Experience the future of fast food: speak your order, wait for a human-like response, and hear it spoken out loud. A few weeks ago I read an article about a certain fast food company working on a AI drive through system. I thought "huh, I could do that". So I did that. Powered by OpenAI's ChatGPT3.5-Turbo and ElevenLab's voice synthesis, now anyone can explore the world of tomorrow (and by explore I mean practice ordering a hamburger).
All of this depends on two very well done Unity libraries by "RageAgainstThePixel" for OpenAI and ElevenLabs
My implementation uses a three step process to simulate the drive through experience.
- First, the user's voice is recorded and sent to OpenAI's transcription endpoint. This step can be skipped in this application by simply typing into the chatbox on the bottom right.
- The transcribed audio or the user's typed out request (or whatever they want to say), is sent back to OpenAI's chat endpoint for a response. This response is influenced by, in this case, two prompts (on the left side of the screen). The first prompt is to inform the AI that they are to act as a drive through oppoerator, as well as a few extra rules for a smoother experience. The second prompt is a menu for both the AI and user to consult when taking/giving an order.
- Finally, the AI response to the user's order is sent to Eleven Labs' text-to-speech endpoint. This returns the voiced audio file that a user would hear, for example, at a drive through window.
This project took a couple days to throw together. Honestly the hardest bit was getting all of the UI to play nice. The results (literally) speak for themselves. This is undoubtably the future of drive through ordering, and I can easily see the future of a lot of human-centered line-ordering.
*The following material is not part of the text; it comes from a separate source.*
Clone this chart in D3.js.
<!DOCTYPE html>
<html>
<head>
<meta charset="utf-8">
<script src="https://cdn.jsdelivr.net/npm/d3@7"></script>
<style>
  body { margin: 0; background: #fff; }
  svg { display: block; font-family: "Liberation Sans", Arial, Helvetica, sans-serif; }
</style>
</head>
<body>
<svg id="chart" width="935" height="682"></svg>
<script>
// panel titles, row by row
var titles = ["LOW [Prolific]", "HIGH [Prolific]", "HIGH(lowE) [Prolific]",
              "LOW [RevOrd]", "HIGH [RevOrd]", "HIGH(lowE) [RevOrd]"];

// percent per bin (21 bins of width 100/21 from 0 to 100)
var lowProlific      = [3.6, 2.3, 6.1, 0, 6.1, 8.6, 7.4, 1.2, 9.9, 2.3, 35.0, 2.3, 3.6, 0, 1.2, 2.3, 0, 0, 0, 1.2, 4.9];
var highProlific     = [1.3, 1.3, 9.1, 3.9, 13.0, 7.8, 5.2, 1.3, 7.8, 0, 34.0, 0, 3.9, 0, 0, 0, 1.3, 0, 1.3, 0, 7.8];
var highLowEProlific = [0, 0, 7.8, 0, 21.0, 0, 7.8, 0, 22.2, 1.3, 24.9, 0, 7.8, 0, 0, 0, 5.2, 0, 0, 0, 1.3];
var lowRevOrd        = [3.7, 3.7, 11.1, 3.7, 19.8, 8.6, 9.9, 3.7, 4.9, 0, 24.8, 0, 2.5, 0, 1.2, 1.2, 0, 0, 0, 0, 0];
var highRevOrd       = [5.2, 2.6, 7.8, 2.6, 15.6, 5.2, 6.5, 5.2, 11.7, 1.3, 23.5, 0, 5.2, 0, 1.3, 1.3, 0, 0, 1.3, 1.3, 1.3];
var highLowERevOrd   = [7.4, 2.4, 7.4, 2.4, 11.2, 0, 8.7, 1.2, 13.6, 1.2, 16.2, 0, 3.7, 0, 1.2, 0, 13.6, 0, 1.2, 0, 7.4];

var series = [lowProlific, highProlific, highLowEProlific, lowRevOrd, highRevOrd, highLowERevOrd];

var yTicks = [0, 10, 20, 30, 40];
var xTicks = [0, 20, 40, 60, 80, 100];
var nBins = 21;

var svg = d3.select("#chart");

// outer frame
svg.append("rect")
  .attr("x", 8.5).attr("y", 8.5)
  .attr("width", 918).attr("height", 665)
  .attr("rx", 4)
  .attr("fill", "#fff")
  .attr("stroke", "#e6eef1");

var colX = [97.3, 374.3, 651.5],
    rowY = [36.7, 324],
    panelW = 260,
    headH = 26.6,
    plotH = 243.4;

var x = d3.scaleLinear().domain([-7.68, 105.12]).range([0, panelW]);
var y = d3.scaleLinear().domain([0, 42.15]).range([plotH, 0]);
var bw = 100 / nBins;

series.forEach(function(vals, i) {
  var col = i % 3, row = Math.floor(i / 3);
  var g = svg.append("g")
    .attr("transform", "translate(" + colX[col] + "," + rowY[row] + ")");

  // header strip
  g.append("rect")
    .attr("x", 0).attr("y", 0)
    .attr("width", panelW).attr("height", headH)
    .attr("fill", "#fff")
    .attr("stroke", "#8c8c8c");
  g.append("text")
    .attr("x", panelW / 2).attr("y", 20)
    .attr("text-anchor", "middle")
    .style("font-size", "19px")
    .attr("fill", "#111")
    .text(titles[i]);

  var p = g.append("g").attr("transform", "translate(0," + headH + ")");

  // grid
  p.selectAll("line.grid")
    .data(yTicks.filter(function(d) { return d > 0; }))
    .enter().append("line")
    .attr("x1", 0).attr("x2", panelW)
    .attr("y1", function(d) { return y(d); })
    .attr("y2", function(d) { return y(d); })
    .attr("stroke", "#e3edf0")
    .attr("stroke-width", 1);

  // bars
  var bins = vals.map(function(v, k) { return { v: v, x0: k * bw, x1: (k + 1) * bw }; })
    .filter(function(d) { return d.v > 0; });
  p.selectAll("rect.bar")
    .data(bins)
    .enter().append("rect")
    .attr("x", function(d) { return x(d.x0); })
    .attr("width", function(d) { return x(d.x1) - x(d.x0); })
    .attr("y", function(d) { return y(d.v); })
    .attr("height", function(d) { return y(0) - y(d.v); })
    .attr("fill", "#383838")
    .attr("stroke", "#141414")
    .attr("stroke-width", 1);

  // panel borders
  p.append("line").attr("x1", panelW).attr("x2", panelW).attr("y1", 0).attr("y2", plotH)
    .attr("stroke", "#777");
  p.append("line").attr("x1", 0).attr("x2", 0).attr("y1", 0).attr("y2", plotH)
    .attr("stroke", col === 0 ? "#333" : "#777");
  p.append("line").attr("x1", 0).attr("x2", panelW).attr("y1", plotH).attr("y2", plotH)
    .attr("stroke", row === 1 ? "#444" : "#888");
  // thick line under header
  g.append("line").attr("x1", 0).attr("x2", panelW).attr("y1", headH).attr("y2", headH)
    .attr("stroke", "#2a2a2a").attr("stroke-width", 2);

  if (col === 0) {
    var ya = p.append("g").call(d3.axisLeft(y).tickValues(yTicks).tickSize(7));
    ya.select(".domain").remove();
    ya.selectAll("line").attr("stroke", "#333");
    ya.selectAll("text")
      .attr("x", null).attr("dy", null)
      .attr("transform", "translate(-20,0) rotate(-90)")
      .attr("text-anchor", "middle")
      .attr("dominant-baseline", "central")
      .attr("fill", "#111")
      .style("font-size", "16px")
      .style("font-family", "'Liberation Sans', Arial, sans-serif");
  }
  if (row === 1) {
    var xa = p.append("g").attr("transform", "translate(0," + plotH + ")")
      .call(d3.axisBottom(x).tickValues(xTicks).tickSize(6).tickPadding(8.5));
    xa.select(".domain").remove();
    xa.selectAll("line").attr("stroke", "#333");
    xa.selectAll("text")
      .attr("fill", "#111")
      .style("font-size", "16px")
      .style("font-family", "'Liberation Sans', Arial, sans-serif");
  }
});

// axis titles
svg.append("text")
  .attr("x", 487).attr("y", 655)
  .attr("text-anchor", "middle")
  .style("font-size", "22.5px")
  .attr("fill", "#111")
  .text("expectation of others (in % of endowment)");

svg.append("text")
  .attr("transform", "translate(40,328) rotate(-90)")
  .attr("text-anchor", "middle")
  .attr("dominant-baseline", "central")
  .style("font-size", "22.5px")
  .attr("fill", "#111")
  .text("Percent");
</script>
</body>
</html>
The main issue with this drive through procedure is the latency. In all my testing, with all 3 stages I don't think I've had a return time of less than 6 seconds. These stages could be localized today, with varying degrees of success. The speech-to-text is already possible, though I think (with no research) that OpenAI's transcription is the best thing out there, considering how well it deals with background noise. The Chat portion is localizable as well, though it won't be nearly as good as ChatGPT for a few years. This is also the heaviest portion of the process, normally taking 2x-4x as much time as the other stages combined. The last stage, the text-to-speech, has been local for decades now, if a bit robotic.
Consider that this little app is using not only ChatGPT 3.5, but the individual model hasn't been trained at all. With a week of training, using real world data that I'm sure every fast-food company has sitting around, this AI would get it right 99/100 times (probably less than a human).
Sure, it's bad at math, but that's a problem that will be fixed both with future models and by properly training the model. I think the correct way to present the total and give a receipt view would to do a ton of regular-expressions and train the model on presenting the final order data in a machine readable way.I considered doing a whole bunch of regex to parse all the menu items, but as the kids say, ain't nobody got time for that. I did do a fun amount of regex in my last ChatGPT project here, browser playable.
Only available on Windows, download it and run the .exe. Link to windows download
Clone this git repo into an existing Unity project, then in Unity navigate to DriveThru-> then open the DriveThruAI.scene. You may need to import TextMeshPro into Unity, which you should automatically be prompted to do.
From there, click on "GameManagerObject" in the Hierarchy window (on the left). In the GameManager script in the Inspector window, input your own OpenAI Key and OpenAI Organization ID, as well as your Eleven Labs API Key. You will need your own OpenAI and Eleven Labs Accounts.